→ **WHAT TO DO**: Write out all the lines again, precisely as they stand, but without the images.

####

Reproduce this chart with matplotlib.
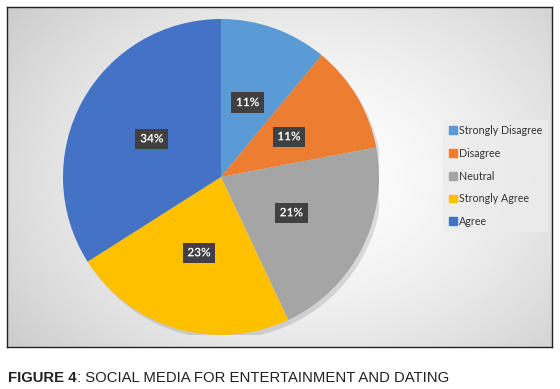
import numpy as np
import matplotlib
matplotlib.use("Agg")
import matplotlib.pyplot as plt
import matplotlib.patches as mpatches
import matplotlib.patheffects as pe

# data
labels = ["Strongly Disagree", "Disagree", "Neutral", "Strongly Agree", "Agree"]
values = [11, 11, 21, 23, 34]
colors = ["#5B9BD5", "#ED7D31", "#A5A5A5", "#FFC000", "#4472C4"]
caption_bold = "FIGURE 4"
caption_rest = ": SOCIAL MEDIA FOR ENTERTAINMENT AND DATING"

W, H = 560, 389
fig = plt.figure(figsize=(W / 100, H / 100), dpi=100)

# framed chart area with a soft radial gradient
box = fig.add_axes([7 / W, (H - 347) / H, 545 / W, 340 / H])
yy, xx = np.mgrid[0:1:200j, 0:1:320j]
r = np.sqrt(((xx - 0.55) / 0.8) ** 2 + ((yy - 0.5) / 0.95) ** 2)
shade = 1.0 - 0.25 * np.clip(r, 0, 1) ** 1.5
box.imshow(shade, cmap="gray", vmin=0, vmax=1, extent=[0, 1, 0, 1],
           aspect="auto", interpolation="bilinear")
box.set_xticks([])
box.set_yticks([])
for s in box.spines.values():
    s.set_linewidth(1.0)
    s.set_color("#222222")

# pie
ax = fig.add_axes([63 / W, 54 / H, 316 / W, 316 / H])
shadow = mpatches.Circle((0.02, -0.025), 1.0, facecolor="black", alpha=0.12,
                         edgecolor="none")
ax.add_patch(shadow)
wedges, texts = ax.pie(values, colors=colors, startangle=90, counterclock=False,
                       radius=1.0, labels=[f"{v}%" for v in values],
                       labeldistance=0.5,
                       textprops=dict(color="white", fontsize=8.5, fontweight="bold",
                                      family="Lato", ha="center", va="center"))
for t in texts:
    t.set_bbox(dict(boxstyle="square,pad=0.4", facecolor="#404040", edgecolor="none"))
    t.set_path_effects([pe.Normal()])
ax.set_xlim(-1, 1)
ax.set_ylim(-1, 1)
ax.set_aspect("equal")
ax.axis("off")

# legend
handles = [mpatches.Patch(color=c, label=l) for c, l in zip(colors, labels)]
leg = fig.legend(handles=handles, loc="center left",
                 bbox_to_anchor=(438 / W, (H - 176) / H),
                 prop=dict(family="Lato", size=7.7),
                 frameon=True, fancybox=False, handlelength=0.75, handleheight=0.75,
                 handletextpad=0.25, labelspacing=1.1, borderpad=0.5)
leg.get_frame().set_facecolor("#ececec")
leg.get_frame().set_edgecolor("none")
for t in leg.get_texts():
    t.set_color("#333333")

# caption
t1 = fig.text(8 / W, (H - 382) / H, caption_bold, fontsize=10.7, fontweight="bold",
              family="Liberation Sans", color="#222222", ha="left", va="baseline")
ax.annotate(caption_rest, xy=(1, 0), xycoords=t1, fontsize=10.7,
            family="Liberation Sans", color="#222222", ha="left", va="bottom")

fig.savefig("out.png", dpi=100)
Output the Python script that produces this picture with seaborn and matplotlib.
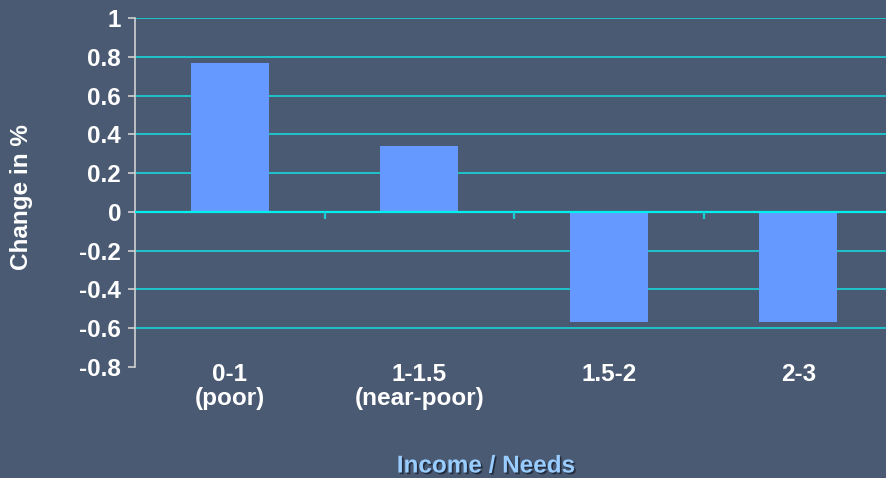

####

→ **TASK SOLUTION**:
Reproduce this chart with matplotlib.
import numpy as np
import matplotlib
matplotlib.use("Agg")
import matplotlib.pyplot as plt
import matplotlib.patches as mpatches
import matplotlib.patheffects as pe

# data
labels = ["Strongly Disagree", "Disagree", "Neutral", "Strongly Agree", "Agree"]
values = [11, 11, 21, 23, 34]
colors = ["#5B9BD5", "#ED7D31", "#A5A5A5", "#FFC000", "#4472C4"]
caption_bold = "FIGURE 4"
caption_rest = ": SOCIAL MEDIA FOR ENTERTAINMENT AND DATING"

W, H = 560, 389
fig = plt.figure(figsize=(W / 100, H / 100), dpi=100)

# framed chart area with a soft radial gradient
box = fig.add_axes([7 / W, (H - 347) / H, 545 / W, 340 / H])
yy, xx = np.mgrid[0:1:200j, 0:1:320j]
r = np.sqrt(((xx - 0.55) / 0.8) ** 2 + ((yy - 0.5) / 0.95) ** 2)
shade = 1.0 - 0.25 * np.clip(r, 0, 1) ** 1.5
box.imshow(shade, cmap="gray", vmin=0, vmax=1, extent=[0, 1, 0, 1],
           aspect="auto", interpolation="bilinear")
box.set_xticks([])
box.set_yticks([])
for s in box.spines.values():
    s.set_linewidth(1.0)
    s.set_color("#222222")

# pie
ax = fig.add_axes([63 / W, 54 / H, 316 / W, 316 / H])
shadow = mpatches.Circle((0.02, -0.025), 1.0, facecolor="black", alpha=0.12,
                         edgecolor="none")
ax.add_patch(shadow)
wedges, texts = ax.pie(values, colors=colors, startangle=90, counterclock=False,
                       radius=1.0, labels=[f"{v}%" for v in values],
                       labeldistance=0.5,
                       textprops=dict(color="white", fontsize=8.5, fontweight="bold",
                                      family="Lato", ha="center", va="center"))
for t in texts:
    t.set_bbox(dict(boxstyle="square,pad=0.4", facecolor="#404040", edgecolor="none"))
    t.set_path_effects([pe.Normal()])
ax.set_xlim(-1, 1)
ax.set_ylim(-1, 1)
ax.set_aspect("equal")
ax.axis("off")

# legend
handles = [mpatches.Patch(color=c, label=l) for c, l in zip(colors, labels)]
leg = fig.legend(handles=handles, loc="center left",
                 bbox_to_anchor=(438 / W, (H - 176) / H),
                 prop=dict(family="Lato", size=7.7),
                 frameon=True, fancybox=False, handlelength=0.75, handleheight=0.75,
                 handletextpad=0.25, labelspacing=1.1, borderpad=0.5)
leg.get_frame().set_facecolor("#ececec")
leg.get_frame().set_edgecolor("none")
for t in leg.get_texts():
    t.set_color("#333333")

# caption
t1 = fig.text(8 / W, (H - 382) / H, caption_bold, fontsize=10.7, fontweight="bold",
              family="Liberation Sans", color="#222222", ha="left", va="baseline")
ax.annotate(caption_rest, xy=(1, 0), xycoords=t1, fontsize=10.7,
            family="Liberation Sans", color="#222222", ha="left", va="bottom")

fig.savefig("out.png", dpi=100)
Output the Python script that produces this picture with seaborn and matplotlib.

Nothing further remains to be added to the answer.